Task goal
Restate each line word for word. Leave out every picture.
+-------+
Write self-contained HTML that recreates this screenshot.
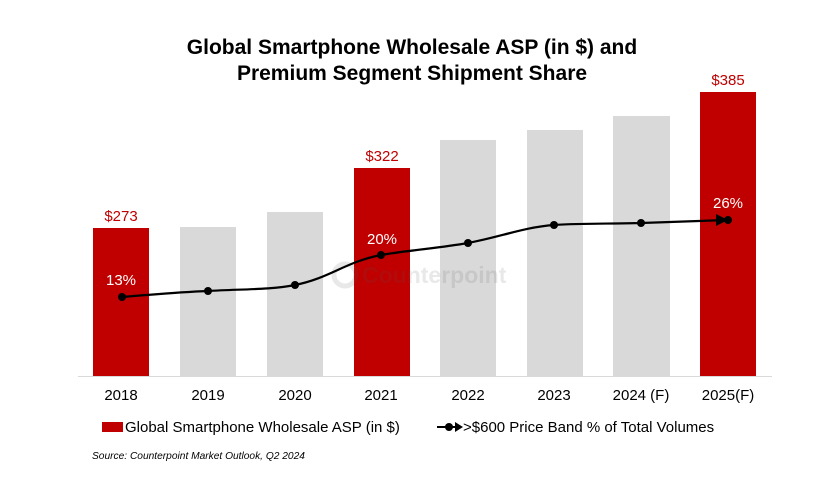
<!DOCTYPE html>
<html><head><meta charset="utf-8"><style>
html,body{margin:0;padding:0;background:#fff;width:831px;height:495px;overflow:hidden}
svg{display:block}
text{font-family:"Liberation Sans",Arial,sans-serif}
</style></head><body>
<svg width="831" height="495" viewBox="0 0 831 495">
<text x="412" y="54" text-anchor="middle" font-size="21" font-weight="bold" fill="#000">Global Smartphone Wholesale ASP (in $) and</text>
<text x="412" y="80" text-anchor="middle" font-size="21" font-weight="bold" fill="#000">Premium Segment Shipment Share</text>
<g fill="#d9d9d9">
<rect x="180" y="227" width="56" height="149"/>
<rect x="267" y="212" width="56" height="164"/>
<rect x="440" y="140" width="56" height="236"/>
<rect x="527" y="130" width="56" height="246"/>
<rect x="613" y="116" width="57" height="260"/>
</g>
<g fill="#c00000">
<rect x="93" y="228" width="56" height="148"/>
<rect x="354" y="168" width="56" height="208"/>
<rect x="700" y="92" width="56" height="284"/>
</g>
<line x1="78" y1="376.5" x2="772" y2="376.5" stroke="#d9d9d9" stroke-width="1"/>
<g opacity="0.13" fill="#555">
<circle cx="345" cy="275" r="11" fill="none" stroke="#555" stroke-width="5"/>
<text x="362" y="283" font-size="23" font-weight="bold">Counterpoint</text>
</g>
<g font-size="15" fill="#c00000" text-anchor="middle">
<text x="121" y="221">$273</text>
<text x="382" y="161">$322</text>
<text x="728" y="85">$385</text>
</g>
<path d="M122,297 C160,294 180,292 208,291 C240,289 270,290 295,285 C330,278 345,262 381,255 C410,250 440,248 468,243 C500,237 525,227 554,225 C585,223 610,224 641,223 C670,222 700,221 727,220" fill="none" stroke="#000" stroke-width="2.2"/>
<polygon points="716,214 728,220 716,226" fill="#000"/>
<g fill="#000">
<circle cx="122" cy="297" r="4"/><circle cx="208" cy="291" r="4"/><circle cx="295" cy="285" r="4"/><circle cx="381" cy="255" r="4"/><circle cx="468" cy="243" r="4"/><circle cx="554" cy="225" r="4"/><circle cx="641" cy="223" r="4"/><circle cx="728" cy="220" r="4"/>
</g>
<g font-size="15" fill="#fff" text-anchor="middle">
<text x="121" y="285">13%</text>
<text x="382" y="244">20%</text>
<text x="728" y="208">26%</text>
</g>
<g font-size="15" fill="#000" text-anchor="middle">
<text x="121" y="400">2018</text><text x="208" y="400">2019</text><text x="295" y="400">2020</text><text x="381" y="400">2021</text><text x="468" y="400">2022</text><text x="554" y="400">2023</text><text x="641" y="400">2024 (F)</text><text x="728" y="400">2025(F)</text>
</g>
<rect x="102" y="422" width="21" height="10" fill="#c00000"/>
<text x="125" y="432" font-size="15" fill="#000">Global Smartphone Wholesale ASP (in $)</text>
<line x1="437" y1="427" x2="461" y2="427" stroke="#000" stroke-width="2"/>
<circle cx="449" cy="427" r="4" fill="#000"/>
<polygon points="455,422 463,427 455,432" fill="#000"/>
<text x="463" y="432" font-size="15" fill="#000">&gt;$600 Price Band % of Total Volumes</text>
<text x="92" y="459" font-size="10.2" font-style="italic" fill="#000">Source: Counterpoint Market Outlook, Q2 2024</text>
</svg>
</body></html>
+-------+
Result
Write self-contained HTML that recreates this screenshot.
<!DOCTYPE html>
<html><head><meta charset="utf-8"><style>
html,body{margin:0;padding:0;background:#fff;width:831px;height:495px;overflow:hidden}
svg{display:block}
text{font-family:"Liberation Sans",Arial,sans-serif}
</style></head><body>
<svg width="831" height="495" viewBox="0 0 831 495">
<text x="412" y="54" text-anchor="middle" font-size="21" font-weight="bold" fill="#000">Global Smartphone Wholesale ASP (in $) and</text>
<text x="412" y="80" text-anchor="middle" font-size="21" font-weight="bold" fill="#000">Premium Segment Shipment Share</text>
<g fill="#d9d9d9">
<rect x="180" y="227" width="56" height="149"/>
<rect x="267" y="212" width="56" height="164"/>
<rect x="440" y="140" width="56" height="236"/>
<rect x="527" y="130" width="56" height="246"/>
<rect x="613" y="116" width="57" height="260"/>
</g>
<g fill="#c00000">
<rect x="93" y="228" width="56" height="148"/>
<rect x="354" y="168" width="56" height="208"/>
<rect x="700" y="92" width="56" height="284"/>
</g>
<line x1="78" y1="376.5" x2="772" y2="376.5" stroke="#d9d9d9" stroke-width="1"/>
<g opacity="0.13" fill="#555">
<circle cx="345" cy="275" r="11" fill="none" stroke="#555" stroke-width="5"/>
<text x="362" y="283" font-size="23" font-weight="bold">Counterpoint</text>
</g>
<g font-size="15" fill="#c00000" text-anchor="middle">
<text x="121" y="221">$273</text>
<text x="382" y="161">$322</text>
<text x="728" y="85">$385</text>
</g>
<path d="M122,297 C160,294 180,292 208,291 C240,289 270,290 295,285 C330,278 345,262 381,255 C410,250 440,248 468,243 C500,237 525,227 554,225 C585,223 610,224 641,223 C670,222 700,221 727,220" fill="none" stroke="#000" stroke-width="2.2"/>
<polygon points="716,214 728,220 716,226" fill="#000"/>
<g fill="#000">
<circle cx="122" cy="297" r="4"/><circle cx="208" cy="291" r="4"/><circle cx="295" cy="285" r="4"/><circle cx="381" cy="255" r="4"/><circle cx="468" cy="243" r="4"/><circle cx="554" cy="225" r="4"/><circle cx="641" cy="223" r="4"/><circle cx="728" cy="220" r="4"/>
</g>
<g font-size="15" fill="#fff" text-anchor="middle">
<text x="121" y="285">13%</text>
<text x="382" y="244">20%</text>
<text x="728" y="208">26%</text>
</g>
<g font-size="15" fill="#000" text-anchor="middle">
<text x="121" y="400">2018</text><text x="208" y="400">2019</text><text x="295" y="400">2020</text><text x="381" y="400">2021</text><text x="468" y="400">2022</text><text x="554" y="400">2023</text><text x="641" y="400">2024 (F)</text><text x="728" y="400">2025(F)</text>
</g>
<rect x="102" y="422" width="21" height="10" fill="#c00000"/>
<text x="125" y="432" font-size="15" fill="#000">Global Smartphone Wholesale ASP (in $)</text>
<line x1="437" y1="427" x2="461" y2="427" stroke="#000" stroke-width="2"/>
<circle cx="449" cy="427" r="4" fill="#000"/>
<polygon points="455,422 463,427 455,432" fill="#000"/>
<text x="463" y="432" font-size="15" fill="#000">&gt;$600 Price Band % of Total Volumes</text>
<text x="92" y="459" font-size="10.2" font-style="italic" fill="#000">Source: Counterpoint Market Outlook, Q2 2024</text>
</svg>
</body></html>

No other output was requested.